The funny part is that I'm no better. There are good souls in my corner whom I constantly let down. I wonder how they go about defending my actions to naysayers on a daily basis while managing to call me and check up as seen needed. Maybe they recognize something that I don't, or maybe they've been duped like my parents. Can someone be called a narcissist if he readily admits that he's wrong? Pleading for mercy equates not to sainthood. If I had it figured out I'd share the winning numbers. In the meantime there's transparency. That's the point of my modus operandi. If the cards are laid out then how can you be angry? If everyone said exactly where they were then we'd all be better off. I'm terrible at guessing. I'm worse at pulling triggers. The guarantee is there, though the outcome remains a mystery.

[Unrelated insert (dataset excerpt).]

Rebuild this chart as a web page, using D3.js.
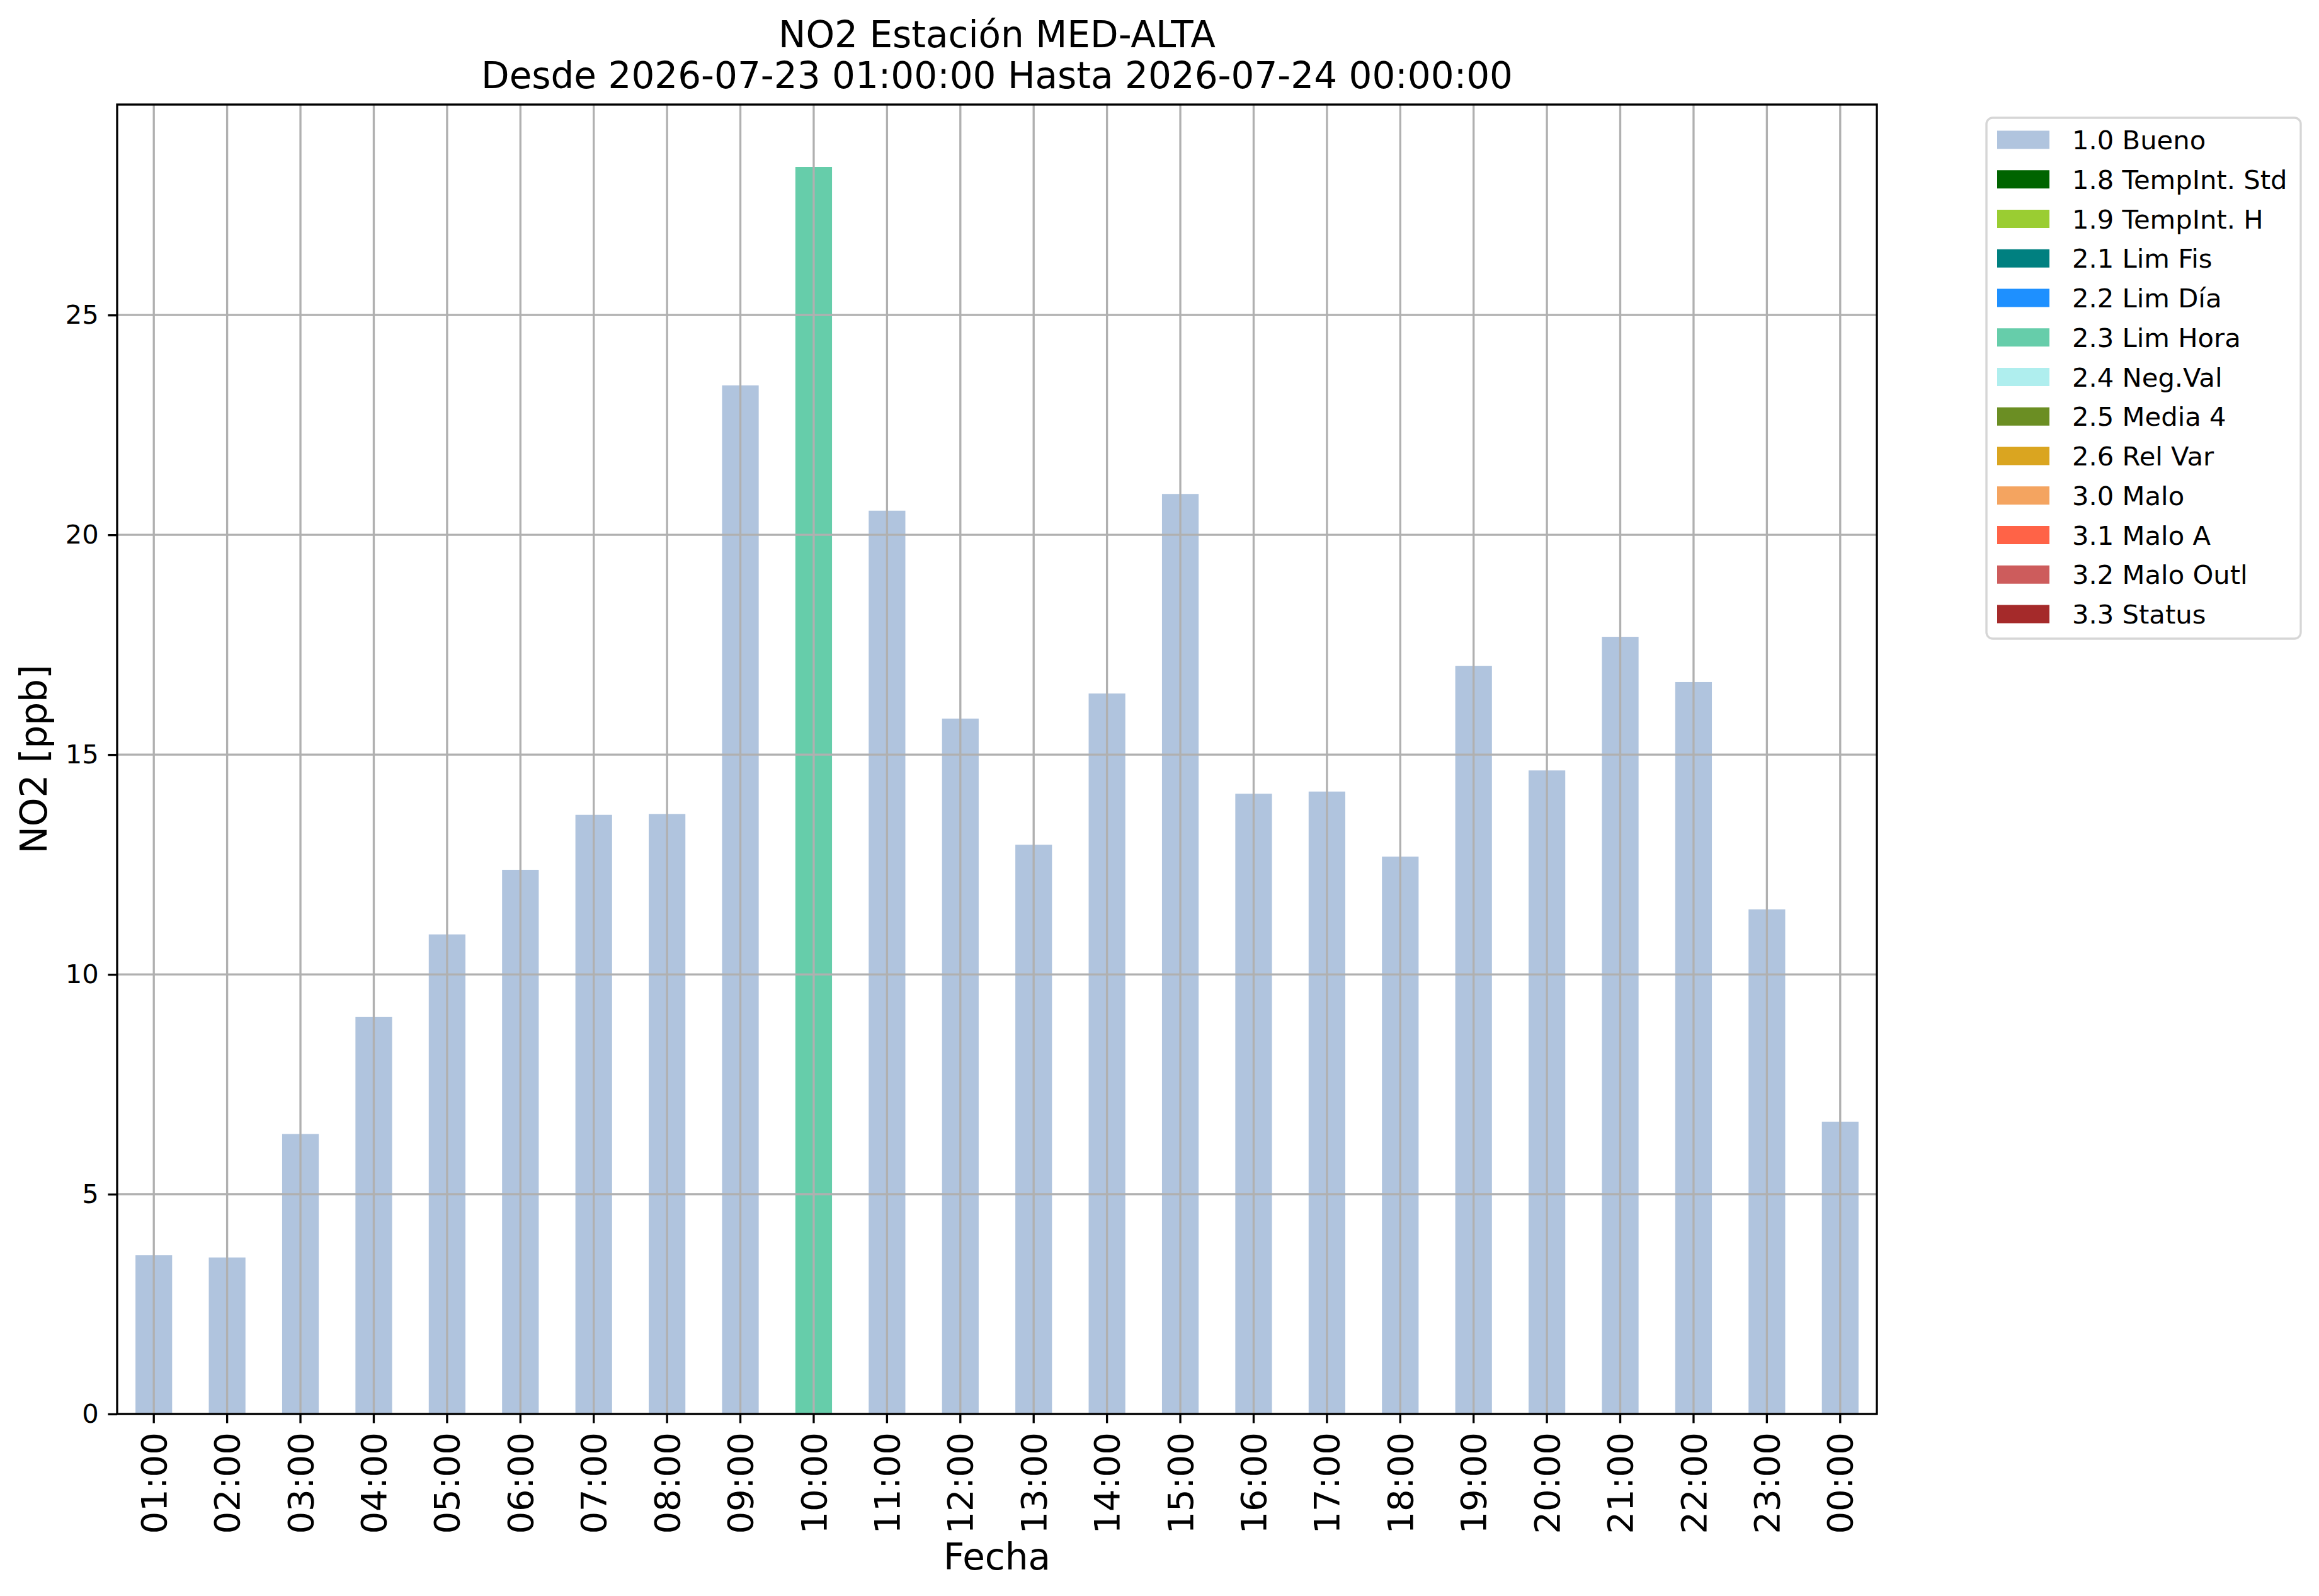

With one life to live among many possibilities it's terrifying to know that we're only given a single chance. That was my second-to-last tattoo:  a revolver cylinder with one round in a chamber. Have I squandered it yet? It's too soon to tell. The choices have varied in their merit and yields, but I accept the responsibility. That's where many veer incorrectly in their assumptions. Accountability is paramount. "Be impeccable with your word," a wise book given by my ex's therapist said. I read it and it stuck, like when my eleventh-grade English teacher wrote "Keep writing!" in red ink at the top of an assignment. I have. I will. Tonight it wasn't poetry so it's not quite as convincing. I won't hear from any unavailable women I'm courting after this mess is aimlessly consumed. The paragraph, the stanza, the way I still can't come up with a title to punch at the top of this meandering diatribe; they're all just as guilty as my right and left hands, my mind for forgetting the name of my neighbor.

I'm grinning into the hell-hot filter now. Honey, there's always tomorrow. Fish on.